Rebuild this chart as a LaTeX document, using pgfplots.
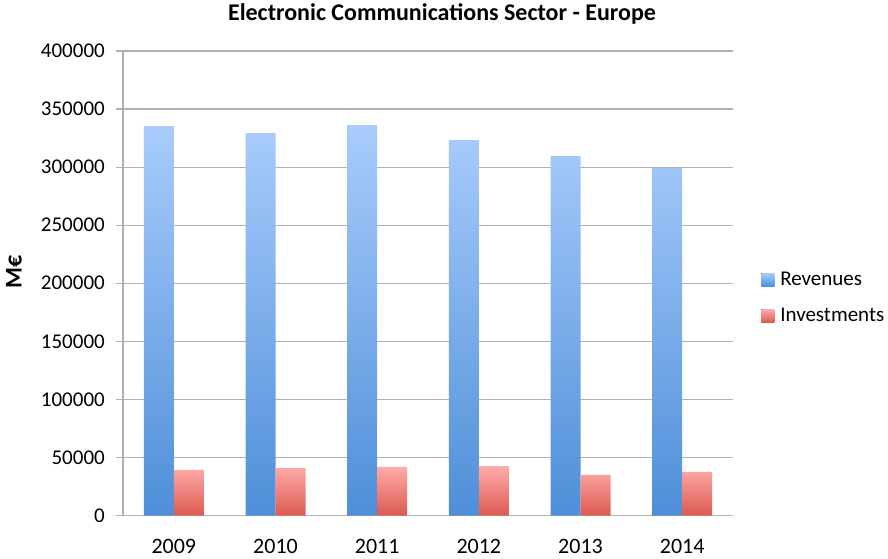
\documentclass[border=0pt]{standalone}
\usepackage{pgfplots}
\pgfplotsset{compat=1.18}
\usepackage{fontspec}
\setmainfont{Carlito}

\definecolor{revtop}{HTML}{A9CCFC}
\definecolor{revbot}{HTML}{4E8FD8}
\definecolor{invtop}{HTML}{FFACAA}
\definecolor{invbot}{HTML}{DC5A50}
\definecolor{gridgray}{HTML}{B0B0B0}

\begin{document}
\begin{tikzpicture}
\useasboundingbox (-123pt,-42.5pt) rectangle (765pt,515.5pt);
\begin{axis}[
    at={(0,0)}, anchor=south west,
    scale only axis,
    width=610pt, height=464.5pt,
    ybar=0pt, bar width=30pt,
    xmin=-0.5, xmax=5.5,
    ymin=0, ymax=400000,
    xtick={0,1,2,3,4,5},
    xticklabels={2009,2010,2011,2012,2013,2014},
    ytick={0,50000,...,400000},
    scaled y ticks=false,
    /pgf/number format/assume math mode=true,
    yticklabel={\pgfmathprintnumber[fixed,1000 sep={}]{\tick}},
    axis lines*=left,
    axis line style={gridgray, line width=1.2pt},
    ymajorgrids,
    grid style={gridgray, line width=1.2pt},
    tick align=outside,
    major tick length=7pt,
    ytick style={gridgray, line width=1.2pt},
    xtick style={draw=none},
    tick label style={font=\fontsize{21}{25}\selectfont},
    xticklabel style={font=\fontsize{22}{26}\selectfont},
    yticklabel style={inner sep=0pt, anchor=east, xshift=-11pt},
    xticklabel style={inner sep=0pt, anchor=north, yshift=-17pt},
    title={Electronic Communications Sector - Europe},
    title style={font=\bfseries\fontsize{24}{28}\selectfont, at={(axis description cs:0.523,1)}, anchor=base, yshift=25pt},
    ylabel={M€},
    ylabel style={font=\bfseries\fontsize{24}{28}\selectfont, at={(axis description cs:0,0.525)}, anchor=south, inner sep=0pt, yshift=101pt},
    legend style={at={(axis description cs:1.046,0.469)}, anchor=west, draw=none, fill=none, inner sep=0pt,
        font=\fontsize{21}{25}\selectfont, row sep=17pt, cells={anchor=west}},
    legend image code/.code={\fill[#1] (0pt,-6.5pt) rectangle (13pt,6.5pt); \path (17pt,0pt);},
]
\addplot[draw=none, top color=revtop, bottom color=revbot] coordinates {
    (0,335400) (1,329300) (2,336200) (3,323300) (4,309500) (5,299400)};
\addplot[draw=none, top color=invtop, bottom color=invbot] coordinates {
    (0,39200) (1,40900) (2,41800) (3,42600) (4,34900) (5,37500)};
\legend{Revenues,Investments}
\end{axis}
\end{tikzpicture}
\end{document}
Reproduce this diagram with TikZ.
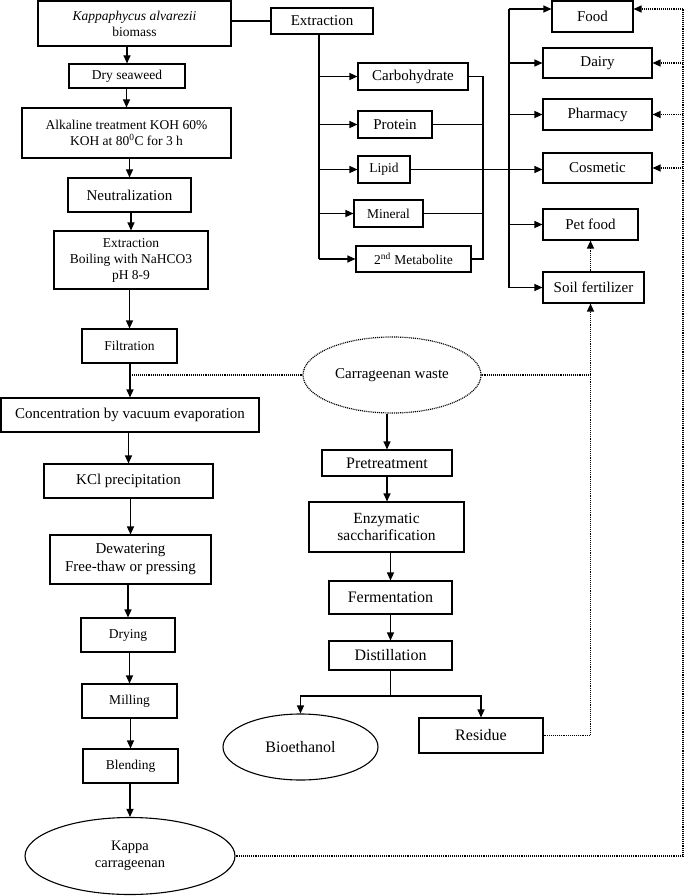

§ **GIVEN INSTRUCTION**
Give back each entry exactly as it appears, with no pictures.

§ **TASK OUTPUT**
Rebuild this chart as a LaTeX document, using pgfplots.
\documentclass[border=0pt]{standalone}
\usepackage{pgfplots}
\pgfplotsset{compat=1.18}
\usepackage{fontspec}
\setmainfont{Carlito}

\definecolor{revtop}{HTML}{A9CCFC}
\definecolor{revbot}{HTML}{4E8FD8}
\definecolor{invtop}{HTML}{FFACAA}
\definecolor{invbot}{HTML}{DC5A50}
\definecolor{gridgray}{HTML}{B0B0B0}

\begin{document}
\begin{tikzpicture}
\useasboundingbox (-123pt,-42.5pt) rectangle (765pt,515.5pt);
\begin{axis}[
    at={(0,0)}, anchor=south west,
    scale only axis,
    width=610pt, height=464.5pt,
    ybar=0pt, bar width=30pt,
    xmin=-0.5, xmax=5.5,
    ymin=0, ymax=400000,
    xtick={0,1,2,3,4,5},
    xticklabels={2009,2010,2011,2012,2013,2014},
    ytick={0,50000,...,400000},
    scaled y ticks=false,
    /pgf/number format/assume math mode=true,
    yticklabel={\pgfmathprintnumber[fixed,1000 sep={}]{\tick}},
    axis lines*=left,
    axis line style={gridgray, line width=1.2pt},
    ymajorgrids,
    grid style={gridgray, line width=1.2pt},
    tick align=outside,
    major tick length=7pt,
    ytick style={gridgray, line width=1.2pt},
    xtick style={draw=none},
    tick label style={font=\fontsize{21}{25}\selectfont},
    xticklabel style={font=\fontsize{22}{26}\selectfont},
    yticklabel style={inner sep=0pt, anchor=east, xshift=-11pt},
    xticklabel style={inner sep=0pt, anchor=north, yshift=-17pt},
    title={Electronic Communications Sector - Europe},
    title style={font=\bfseries\fontsize{24}{28}\selectfont, at={(axis description cs:0.523,1)}, anchor=base, yshift=25pt},
    ylabel={M€},
    ylabel style={font=\bfseries\fontsize{24}{28}\selectfont, at={(axis description cs:0,0.525)}, anchor=south, inner sep=0pt, yshift=101pt},
    legend style={at={(axis description cs:1.046,0.469)}, anchor=west, draw=none, fill=none, inner sep=0pt,
        font=\fontsize{21}{25}\selectfont, row sep=17pt, cells={anchor=west}},
    legend image code/.code={\fill[#1] (0pt,-6.5pt) rectangle (13pt,6.5pt); \path (17pt,0pt);},
]
\addplot[draw=none, top color=revtop, bottom color=revbot] coordinates {
    (0,335400) (1,329300) (2,336200) (3,323300) (4,309500) (5,299400)};
\addplot[draw=none, top color=invtop, bottom color=invbot] coordinates {
    (0,39200) (1,40900) (2,41800) (3,42600) (4,34900) (5,37500)};
\legend{Revenues,Investments}
\end{axis}
\end{tikzpicture}
\end{document}
Reproduce this diagram with TikZ.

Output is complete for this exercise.